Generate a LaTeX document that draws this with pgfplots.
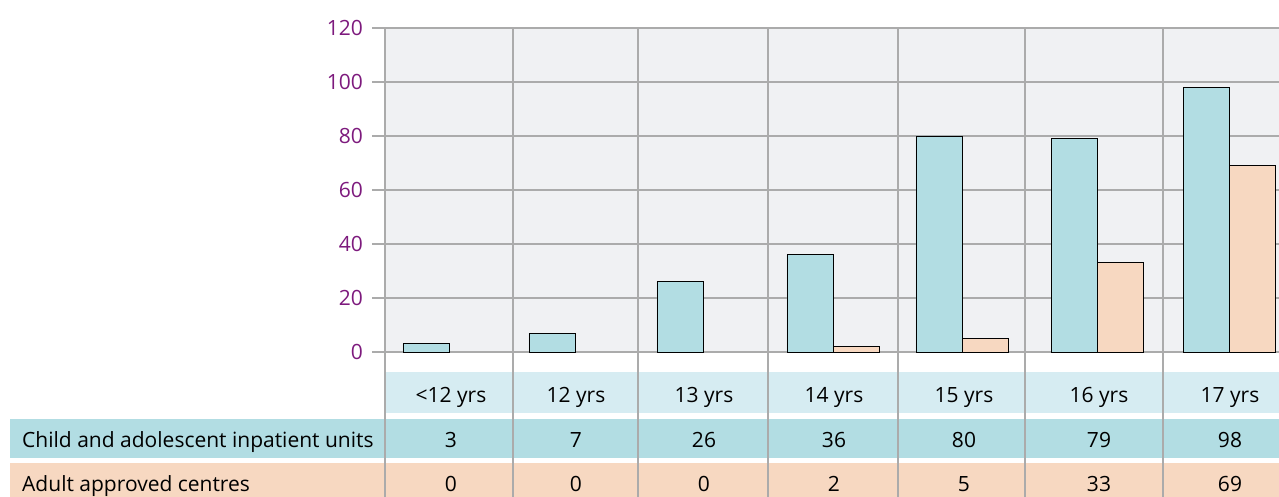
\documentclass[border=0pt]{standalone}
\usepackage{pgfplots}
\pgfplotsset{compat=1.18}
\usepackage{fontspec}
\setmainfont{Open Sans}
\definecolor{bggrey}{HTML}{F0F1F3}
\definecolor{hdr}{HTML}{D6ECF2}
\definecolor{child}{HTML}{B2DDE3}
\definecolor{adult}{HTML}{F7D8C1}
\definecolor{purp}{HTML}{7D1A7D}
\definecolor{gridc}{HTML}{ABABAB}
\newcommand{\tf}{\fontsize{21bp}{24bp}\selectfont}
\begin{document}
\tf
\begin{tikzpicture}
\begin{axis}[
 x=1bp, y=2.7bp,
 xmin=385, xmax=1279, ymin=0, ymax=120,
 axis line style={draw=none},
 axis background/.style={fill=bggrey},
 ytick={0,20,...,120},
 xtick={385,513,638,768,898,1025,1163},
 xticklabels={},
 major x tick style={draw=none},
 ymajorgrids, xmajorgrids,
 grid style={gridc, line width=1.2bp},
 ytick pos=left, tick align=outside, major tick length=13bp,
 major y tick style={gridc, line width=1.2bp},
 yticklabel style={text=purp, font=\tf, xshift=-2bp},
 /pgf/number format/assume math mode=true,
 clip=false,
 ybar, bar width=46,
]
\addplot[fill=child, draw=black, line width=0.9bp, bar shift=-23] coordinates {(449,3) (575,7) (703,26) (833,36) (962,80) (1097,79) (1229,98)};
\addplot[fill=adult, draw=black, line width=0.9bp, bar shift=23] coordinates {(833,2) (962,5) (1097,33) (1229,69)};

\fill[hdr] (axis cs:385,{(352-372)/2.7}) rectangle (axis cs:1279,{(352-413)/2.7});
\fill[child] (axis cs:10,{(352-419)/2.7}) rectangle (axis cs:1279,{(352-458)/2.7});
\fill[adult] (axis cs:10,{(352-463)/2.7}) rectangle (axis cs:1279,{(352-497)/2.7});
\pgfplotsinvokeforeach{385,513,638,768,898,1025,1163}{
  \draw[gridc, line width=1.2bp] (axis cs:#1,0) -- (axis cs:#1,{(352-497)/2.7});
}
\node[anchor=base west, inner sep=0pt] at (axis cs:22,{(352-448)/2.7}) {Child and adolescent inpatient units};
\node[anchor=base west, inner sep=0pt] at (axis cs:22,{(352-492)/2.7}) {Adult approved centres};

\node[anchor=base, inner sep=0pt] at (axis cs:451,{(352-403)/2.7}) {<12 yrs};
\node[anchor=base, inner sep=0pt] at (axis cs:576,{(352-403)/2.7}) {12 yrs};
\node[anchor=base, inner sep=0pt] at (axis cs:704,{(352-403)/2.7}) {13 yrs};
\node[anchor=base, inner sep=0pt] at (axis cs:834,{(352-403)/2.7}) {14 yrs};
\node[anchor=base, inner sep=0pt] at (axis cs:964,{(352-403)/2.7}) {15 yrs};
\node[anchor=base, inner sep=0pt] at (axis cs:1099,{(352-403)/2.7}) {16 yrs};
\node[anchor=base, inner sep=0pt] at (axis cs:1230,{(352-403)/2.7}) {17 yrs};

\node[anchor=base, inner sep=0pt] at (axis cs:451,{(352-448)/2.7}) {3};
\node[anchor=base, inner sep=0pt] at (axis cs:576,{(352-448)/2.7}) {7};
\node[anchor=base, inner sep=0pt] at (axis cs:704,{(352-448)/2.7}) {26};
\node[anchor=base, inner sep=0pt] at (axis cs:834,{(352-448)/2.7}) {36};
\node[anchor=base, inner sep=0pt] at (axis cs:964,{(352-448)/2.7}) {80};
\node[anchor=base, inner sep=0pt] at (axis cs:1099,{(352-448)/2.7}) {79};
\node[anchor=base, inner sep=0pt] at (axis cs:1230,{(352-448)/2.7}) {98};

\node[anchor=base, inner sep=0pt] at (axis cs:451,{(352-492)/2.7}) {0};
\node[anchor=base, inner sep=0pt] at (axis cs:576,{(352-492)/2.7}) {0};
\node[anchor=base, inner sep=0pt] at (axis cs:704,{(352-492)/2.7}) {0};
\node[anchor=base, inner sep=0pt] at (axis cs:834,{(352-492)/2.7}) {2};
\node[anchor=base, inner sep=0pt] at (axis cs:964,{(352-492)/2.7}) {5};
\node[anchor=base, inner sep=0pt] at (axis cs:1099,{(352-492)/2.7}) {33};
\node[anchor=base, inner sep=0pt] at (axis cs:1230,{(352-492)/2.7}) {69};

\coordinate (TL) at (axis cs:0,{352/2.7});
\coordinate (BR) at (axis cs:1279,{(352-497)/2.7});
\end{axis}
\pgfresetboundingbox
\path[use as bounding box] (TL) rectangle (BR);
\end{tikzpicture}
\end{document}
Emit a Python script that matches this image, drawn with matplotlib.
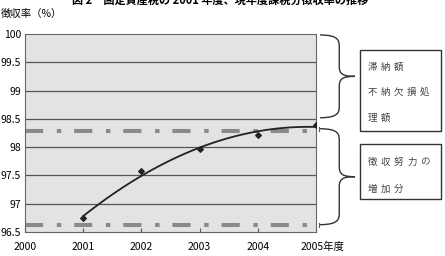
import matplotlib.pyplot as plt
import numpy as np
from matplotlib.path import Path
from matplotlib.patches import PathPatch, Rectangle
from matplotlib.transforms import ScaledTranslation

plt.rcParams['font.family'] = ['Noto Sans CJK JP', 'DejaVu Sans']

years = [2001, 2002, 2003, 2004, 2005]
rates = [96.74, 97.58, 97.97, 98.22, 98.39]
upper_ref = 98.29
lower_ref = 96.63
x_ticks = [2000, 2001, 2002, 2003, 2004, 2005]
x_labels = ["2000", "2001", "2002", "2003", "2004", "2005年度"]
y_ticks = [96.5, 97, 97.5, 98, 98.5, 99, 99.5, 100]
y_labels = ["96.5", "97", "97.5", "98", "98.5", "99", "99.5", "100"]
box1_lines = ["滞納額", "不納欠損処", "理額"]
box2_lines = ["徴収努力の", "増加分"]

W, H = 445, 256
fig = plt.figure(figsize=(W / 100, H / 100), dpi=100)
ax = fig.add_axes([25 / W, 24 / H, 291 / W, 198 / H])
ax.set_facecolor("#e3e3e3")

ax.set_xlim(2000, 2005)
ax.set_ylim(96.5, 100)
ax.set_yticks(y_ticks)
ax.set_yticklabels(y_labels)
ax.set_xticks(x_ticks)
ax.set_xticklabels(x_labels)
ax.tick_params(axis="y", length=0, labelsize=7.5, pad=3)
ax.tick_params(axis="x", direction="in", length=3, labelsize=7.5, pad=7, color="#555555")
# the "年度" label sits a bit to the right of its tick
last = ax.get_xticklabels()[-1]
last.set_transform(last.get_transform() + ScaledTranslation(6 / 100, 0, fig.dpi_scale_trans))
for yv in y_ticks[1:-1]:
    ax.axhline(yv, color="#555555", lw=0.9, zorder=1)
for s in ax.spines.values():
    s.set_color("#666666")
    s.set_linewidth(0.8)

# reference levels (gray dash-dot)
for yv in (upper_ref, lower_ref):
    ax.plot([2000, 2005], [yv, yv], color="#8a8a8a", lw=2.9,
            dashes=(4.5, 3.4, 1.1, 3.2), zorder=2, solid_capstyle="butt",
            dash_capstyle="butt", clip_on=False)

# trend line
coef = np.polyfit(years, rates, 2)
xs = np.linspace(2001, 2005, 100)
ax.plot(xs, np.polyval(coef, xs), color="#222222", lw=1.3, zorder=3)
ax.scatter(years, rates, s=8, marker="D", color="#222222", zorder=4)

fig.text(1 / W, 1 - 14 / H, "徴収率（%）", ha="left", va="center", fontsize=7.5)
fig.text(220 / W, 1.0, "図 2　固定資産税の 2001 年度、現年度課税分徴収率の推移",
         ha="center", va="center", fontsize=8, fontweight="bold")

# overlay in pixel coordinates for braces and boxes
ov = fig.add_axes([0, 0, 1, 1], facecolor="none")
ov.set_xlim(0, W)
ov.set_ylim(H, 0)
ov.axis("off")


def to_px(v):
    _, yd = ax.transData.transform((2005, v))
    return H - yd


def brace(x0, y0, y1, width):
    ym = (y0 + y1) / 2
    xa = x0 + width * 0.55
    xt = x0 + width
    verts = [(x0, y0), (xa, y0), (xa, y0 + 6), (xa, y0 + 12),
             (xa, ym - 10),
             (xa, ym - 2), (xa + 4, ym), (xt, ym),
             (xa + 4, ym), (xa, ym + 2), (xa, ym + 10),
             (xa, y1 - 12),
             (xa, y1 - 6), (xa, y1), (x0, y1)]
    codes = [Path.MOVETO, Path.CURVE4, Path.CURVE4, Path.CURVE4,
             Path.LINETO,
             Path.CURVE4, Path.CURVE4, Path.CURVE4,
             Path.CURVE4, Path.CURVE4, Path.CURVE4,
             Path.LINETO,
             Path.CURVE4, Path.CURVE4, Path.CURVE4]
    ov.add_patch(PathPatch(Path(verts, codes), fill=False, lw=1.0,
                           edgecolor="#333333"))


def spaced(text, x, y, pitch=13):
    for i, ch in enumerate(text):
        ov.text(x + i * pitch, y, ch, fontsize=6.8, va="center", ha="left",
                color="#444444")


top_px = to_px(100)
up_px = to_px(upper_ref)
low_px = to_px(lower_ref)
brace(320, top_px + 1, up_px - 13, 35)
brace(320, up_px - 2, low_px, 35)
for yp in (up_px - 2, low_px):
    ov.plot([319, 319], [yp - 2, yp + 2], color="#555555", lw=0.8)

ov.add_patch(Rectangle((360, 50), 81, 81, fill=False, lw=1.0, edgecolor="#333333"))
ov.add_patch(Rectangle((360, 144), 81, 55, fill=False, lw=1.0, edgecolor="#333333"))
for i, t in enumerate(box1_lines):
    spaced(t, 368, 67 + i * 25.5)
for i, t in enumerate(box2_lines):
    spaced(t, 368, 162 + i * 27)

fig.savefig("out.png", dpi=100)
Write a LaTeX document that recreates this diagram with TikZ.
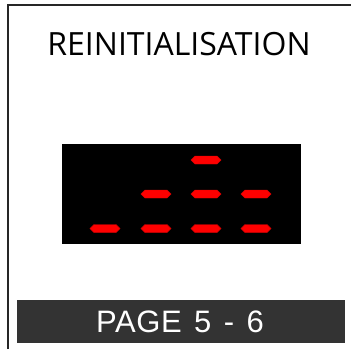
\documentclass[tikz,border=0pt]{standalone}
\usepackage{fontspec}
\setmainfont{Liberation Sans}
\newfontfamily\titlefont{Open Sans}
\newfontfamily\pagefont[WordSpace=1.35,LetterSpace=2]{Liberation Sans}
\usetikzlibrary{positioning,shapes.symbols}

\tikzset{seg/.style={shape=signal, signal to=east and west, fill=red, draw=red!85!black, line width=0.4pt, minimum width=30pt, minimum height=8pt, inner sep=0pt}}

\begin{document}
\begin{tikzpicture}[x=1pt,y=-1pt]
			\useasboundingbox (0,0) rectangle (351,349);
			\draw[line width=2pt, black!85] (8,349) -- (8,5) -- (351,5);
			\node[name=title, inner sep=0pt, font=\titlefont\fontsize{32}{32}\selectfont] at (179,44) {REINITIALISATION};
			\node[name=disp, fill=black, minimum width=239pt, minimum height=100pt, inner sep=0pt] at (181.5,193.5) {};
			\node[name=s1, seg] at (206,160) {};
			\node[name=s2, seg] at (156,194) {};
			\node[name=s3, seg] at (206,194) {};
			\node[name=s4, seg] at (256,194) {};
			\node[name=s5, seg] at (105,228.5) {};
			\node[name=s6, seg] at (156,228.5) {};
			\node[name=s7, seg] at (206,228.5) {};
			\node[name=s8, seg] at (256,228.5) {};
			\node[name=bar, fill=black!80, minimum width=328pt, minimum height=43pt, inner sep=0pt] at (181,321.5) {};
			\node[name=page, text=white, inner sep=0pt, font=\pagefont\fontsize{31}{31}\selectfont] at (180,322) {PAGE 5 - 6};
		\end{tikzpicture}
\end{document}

◆ ◆ ◆ ◆ ◆

__Stated task__
Find all lines with "that" in them and copy each one.

__Worked answer__
Generate a LaTeX document that draws this with pgfplots.
Emit a Python script that matches this image, drawn with matplotlib.
Write a LaTeX document that recreates this diagram with TikZ.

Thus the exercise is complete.